The Austin Chronicle called the song a "demented Bollywood fever dream [that] manages to out-deprave R. Kelly." SPIN said that the song was "so sophomoric that [it borders] on surreal, all syncopated dis-gibberish and loony celebrity-baiting." The New York Times said that the song was "brilliantly insane: Dr. Dre lays some curlicued sitars atop a lazy bass line, while Eminem pays tribute to Hilary Duff and the Olsen Twins, delivering his rhymes in a thick accent that's supposed to be either Triumph the Insult Comic Dog or Arnold Schwarzenegger (apparently, they talk the same)." Slant Magazine called "Ass Like That" "a whole song devoted to Robert Smigel’s Triumph The Insult Comic Dog".

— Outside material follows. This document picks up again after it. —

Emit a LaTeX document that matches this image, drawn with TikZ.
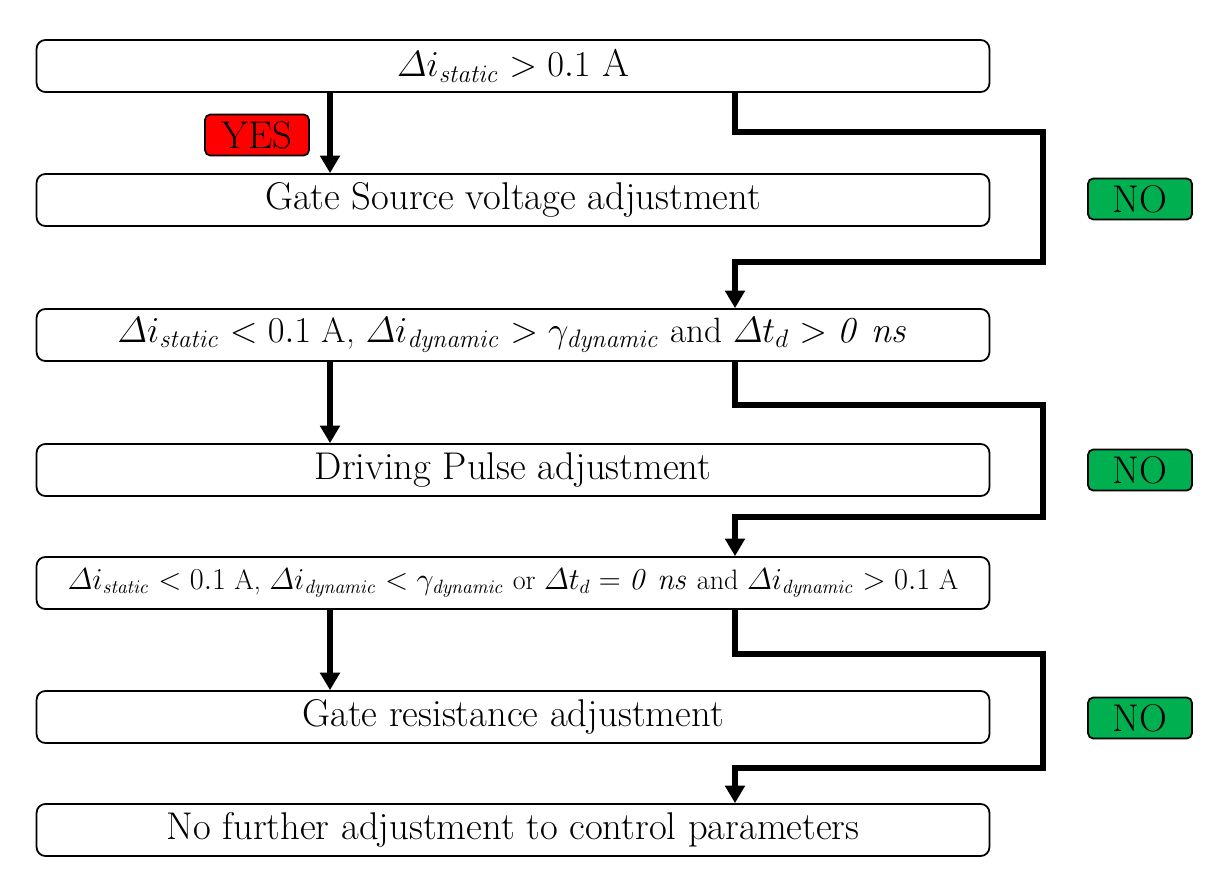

The A.V. Club called it "a track so muddled that it's hard to tell whether it's a song-length putdown of Triumph The Insult Comic Dog or an elaborate backhanded homage. The song backfires spectacularly, because Eminem and Triumph essentially share the same shtick—deflating celebrity egos with barbed wisecracks—and because at this point, Triumph is a lot funnier and more pointed in his putdowns than his human counterpart."

==Track listing==

Digital Download
| No. | Title | Writer(s) | Producer(s) | Length |
|---|---|---|---|---|
| 1. | "Ass Like That" (album version) (edited) | Marshall Mathers; Andre Young; Mike Elizondo; Mark Batson; Chris Pope; | Dr. Dre; Mike Elizondo; | 4:25 |
| 2. | "Business" (live in L.A.) | Mathers; Young; Theron Feemster; Elizondo; | Dr. Dre | 2:34 |
| 3. | "Ass like That" (instrumental) | Mathers; Young; Elizondo; Batson; Pope; | Dr. Dre; Elizondo; | 4:47 |
| Total length: |  |  |  | 11:46 |

UK CD Single
| No. | Title | Writer(s) | Producer(s) | Length |
|---|---|---|---|---|
| 1. | "Ass Like That" (album version) (edited) | Marshall Mathers; Andre Young; Mike Elizondo; Mark Batson; Chris Pope; | Dr. Dre; Mike Elizondo; | 4:25 |
| 2. | "Business" (live in L.A.) | Mathers; Young; Theron Feemster; Elizondo; | Dr. Dre | 2:34 |
| 3. | "Ass like That" (instrumental) | Mathers; Young; Elizondo; Batson; Pope; | Dr. Dre; Elizondo; | 4:47 |
| 4. | "Ass Like That" (video) (director's cut) | Mathers; Young; Elizondo; Batson; Pope; | Dr. Dre; Elizondo; | 4:45 |
| Total length: |  |  |  | 16:31 |

7" vinyl
| No. | Title | Writer(s) | Producer(s) | Length |
|---|---|---|---|---|
| 1. | "Ass Like That" (album version) (edited) | Marshall Mathers; Andre Young; Mike Elizondo; Mark Batson; Chris Pope; | Dr. Dre; Mike Elizondo; | 4:25 |
| 2. | "Ass Like That" (instrumental) | Mathers; Young; Elizondo; Batson; Pope; | Dr. Dre; Elizondo; | 4:47 |
| Total length: |  |  |  | 9:12 |

==Charts==

===Weekly charts===

| Chart (2005) | Peak position |
|---|---|
| Australia (ARIA) | 10 |
| Australian Urban (ARIA) | 5 |
| Austria (Ö3 Austria Top 40) | 27 |
| Belgium (Ultratop 50 Flanders) | 20 |
| Belgium (Ultratop 50 Wallonia) | 23 |
| Denmark (Tracklisten) | 6 |
| Europe (European Hot 100 Singles) | 11 |
| Germany (GfK) | 31 |
| Greece (IFPI) | 13 |
| Ireland (IRMA) | 4 |
| Netherlands (Single Top 100) | 25 |
| New Zealand (Recorded Music NZ) | 9 |
| Romanian Singles Chart^{[citation needed]} | 17 |
| Scotland Singles (OCC) | 5 |
| Switzerland (Schweizer Hitparade) | 25 |
| UK Singles (OCC) | 4 |
| UK Hip Hop/R&B (OCC) | 3 |
| US Billboard Hot 100 | 60 |
| US Hot R&B/Hip-Hop Songs (Billboard) | 93 |

===Year-end charts===

| Chart (2005) | Position |
|---|---|
| Australia (ARIA) | 69 |
| UK Singles (Official Charts Company) | 99 |

==Certifications==

| Region | Certification | Certified units/sales |
| Australia (ARIA) | 3× Platinum | 210,000^{‡} |
| New Zealand (RMNZ) | Platinum | 30,000^{‡} |
| United Kingdom (BPI) | Gold | 400,000^{‡} |
| United States (RIAA) | Platinum | 1,000,000^{‡} |
^{‡} Sales+streaming figures based on certification alone.